If asked what was wrong with the modern newspaper industry many of us would blame the political bias of a tiny number of right wing media moguls monopolising and directing editorial output. However, as with most things, it is less an international conspiracy of the mega wealthy and more to do with mundane incompetence, corruption and cost-cutting.
Flat Earth News by Nick Davies was first published in 2008 but the pressures of completing my PhD and then a complete loss of reading mojo has meant that I have only now got around to reading this exposé of the newspaper industry in Britain. The examples used in the book, therefore, pre-date the last decade with many of the stories referencing events in the 1990s and around the Iraq war. Most will be familiar to readers who were reaching adulthood at that time while others are less well known. However, they all point to a collapse of neutrality and integrity in news reporting and the effects of journalistic mendacity are no less apparent today. The details are not surprising but are, nevertheless, shocking when laid bare before the reader.
Davies initially and for the most part lays the blame at the feet of corporate greed. The desire to make money has superseded any commitment to truth-telling. As news staff have been reduced the need for the quick story has risen, pressuring editors to produce fast and easy stories. Fact checking has become impossible as the network of local reporters has diminished to near extinction and the inclination to break a story before competitors has escalated. In this climate, press releases from official sources (government departments, PR agencies, wire agencies) are accepted as accurate while uncomfortable or difficult to verify sources are avoided.
A study by specialist researchers at Cardiff University showed that newspapers were ‘routinely recycling unchecked second-hand material’. Sixty percent of quality print stories were shown to be wholly or mainly taken directly from wire copy or PR material submitted to the newsrooms and a further 20% exhibited clear elements of such material. After discounting a further 8% of stories which could not be adequately analysed only 12% of stories were shown to have been generated by reporters themselves. The Times were the worst offenders with 69% of stories generated externally but even The Guardian which had the lowest percentage was publishing over 50% of its stories directly or mostly from unchecked PR or wire agency copy.
Davies calls this practice ‘churnalism’ and ascribes its flow directly to the corporate desire for profit.
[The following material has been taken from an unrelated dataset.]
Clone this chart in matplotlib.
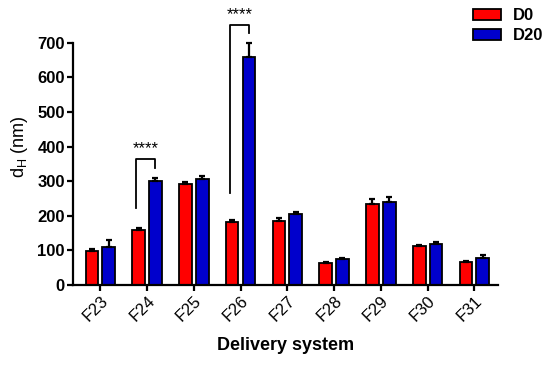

The ‘news factory’ needs to produce stories quickly but the danger of uncritically accepting material generated by agencies and departments which want to get their own pre-packaged information into the news to satisfy their own commercial or political interests is starkly evident.
Furthermore, the insatiable need for ‘the scoop’ has led newspaper editors and journalists to employ questionable and even illegal techniques to get a story. We are all familiar with the image of the reporter rifling through the bins of a celebrity to find some metaphorical ‘dirt’, but Davies exposes illegal activities including breaches of data bases by a network of investigators outsourced specifically for such activities. Shockingly, Scotland Yard, the DVLA, banks and BT databases have all been breached, usually simply by blagging but also by bribery, in the search for names, addresses, and other details that can create a story.
The Press Complaints Commission are exposed as toothless which should come as no surprise to most readers but the startling inadequacy as a regulatory body is exemplified in the numbers. An analysis of a 10 year period revealed 28,227 complaints were made to the PCC. Of these 25,447 (90%) were thrown out on technical grounds without any investigation of the actual complaint, and a meagre 197 complaints were upheld by adjudication of the PCC (0.69%). Unsurprisingly the Daily Mail is the top of the complainants’ list.
Davies’ conclusion is pessimistic. A conspiracy of media moguls creating and sustaining conservative news to suit their own world view and financial benefit would be easier do break free from than the chaos that has overtaken the profession of journalism and as an outsider it is depressingly difficult to disagree with him. Flat Earth News paints a bleak picture of late 20th century and early 21st century journalism and it hasn’t perceptibly improved in the last decade. It is a depressing but worthwhile read to better understand the mechanisms of the British press generously laced with genuinely jaw-dropping stories of incompetence, corruption and lousy ethics.